The center of a rotation for a figure doesn’t have to be one of the points on the figure. To find a center of rotation, look for a point that is the same distance from two corresponding points. You will probably have to do this for a couple of different pairs of corresponding points to nail it down.
When we perform a sequence of transformations, the order of the transformations can be important. Here is triangle \(ABC\) translated up two units and then reflected over the \(x\)-axis.
Here is triangle \(ABC\) reflected over the \(x\)-axis and then translated up two units.
Triangle \(ABC\) ends up in different places when the transformations are applied in the opposite order!
Clockwise means to turn in the same direction as the hands of a clock. The top turns to the right. This diagram shows Figure A turned clockwise to make Figure B.
- coordinate plane
The coordinate plane is a system for telling where points are. For example. point \(R\) is located at \((3, 2)\) on the coordinate plane, because it is three units to the right and two units up.
Counterclockwise means to turn opposite of the way the hands of a clock turn. The top turns to the left.
This diagram shows Figure A turned counterclockwise to make Figure B.
An image is the result of translations, rotations, and reflections on an object.
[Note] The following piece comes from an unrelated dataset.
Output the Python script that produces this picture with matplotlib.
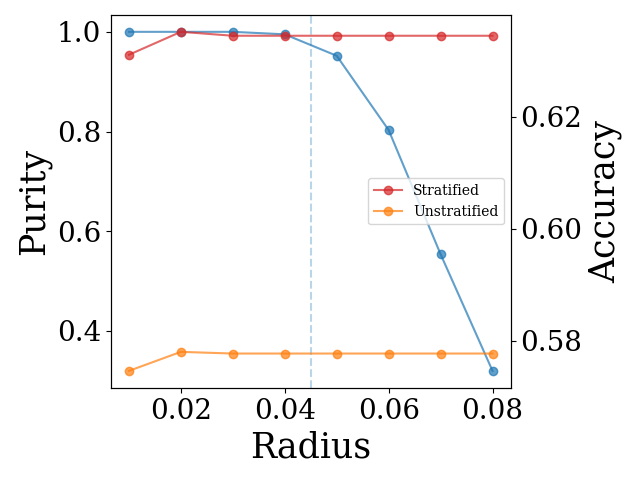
import matplotlib
matplotlib.use("Agg")
import matplotlib.pyplot as plt

plt.rcParams['font.family'] = ['DejaVu Serif']

radius = [0.01, 0.02, 0.03, 0.04, 0.05, 0.06, 0.07, 0.08]
purity = [1.0, 1.0, 1.0, 0.995, 0.952, 0.803, 0.554, 0.320]
acc_strat = [0.6311, 0.6352, 0.6345, 0.6345, 0.6345, 0.6345, 0.6345, 0.6345]
acc_unstrat = [0.5746, 0.5780, 0.5777, 0.5777, 0.5777, 0.5777, 0.5777, 0.5777]
vline_x = 0.045

fig, ax = plt.subplots(figsize=(6.4, 4.8), dpi=100)
ax.plot(radius, purity, marker='o', color='tab:blue', alpha=0.7)
ax.axvline(vline_x, color='tab:blue', alpha=0.3, linestyle='--')
ax.set_xlabel('Radius', fontsize=25)
ax.set_ylabel('Purity', fontsize=25)
ax.tick_params(labelsize=20)

ax2 = ax.twinx()
ax2.plot(radius, acc_strat, marker='o', color='tab:red', alpha=0.7, label='Stratified')
ax2.plot(radius, acc_unstrat, marker='o', color='tab:orange', alpha=0.7, label='Unstratified')
ax2.set_ylabel('Accuracy', fontsize=25)
ax2.tick_params(labelsize=20)
ax2.legend(loc='center right', fontsize=10)

fig.subplots_adjust(left=0.173, right=0.798, top=0.969, bottom=0.192)
fig.savefig('out.png')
Every part of the original object moves in the same way to match up with a part of the image.
In this diagram, triangle \(ABC\) has been translated up and to the right to make triangle \(DEF\). Triangle \(DEF\) is the image of the original triangle \(ABC\).
A reflection across a line moves every point on a figure to a point directly on the opposite side of the line. The new point is the same distance from the line as it was in the original figure.
This diagram shows a reflection of A over line \(\ell\) that makes the mirror image B.
A rotation moves every point on a figure around a center by a given angle in a specific direction.
This diagram shows Triangle A rotated around center \(O\) by 55 degrees clockwise to get Triangle B.
- sequence of transformations
A sequence of transformations is a set of translations, rotations, reflections, and dilations on a figure. The transformations are performed in a given order.
This diagram shows a sequence of transformations to move Figure A to Figure C.
First, A is translated to the right to make B. Next, B is reflected across line \(\ell\) to make C.
A transformation is a translation, rotation, reflection, or dilation, or a combination of these.
A translation moves every point in a figure a given distance in a given direction.
This diagram shows a translation of Figure A to Figure B using the direction and distance given by the arrow.
A vertex is a point where two or more edges meet. When we have more than one vertex, we call them vertices.
The vertices in this polygon are labeled \(A\), \(B\), \(C\), \(D\), and \(E\).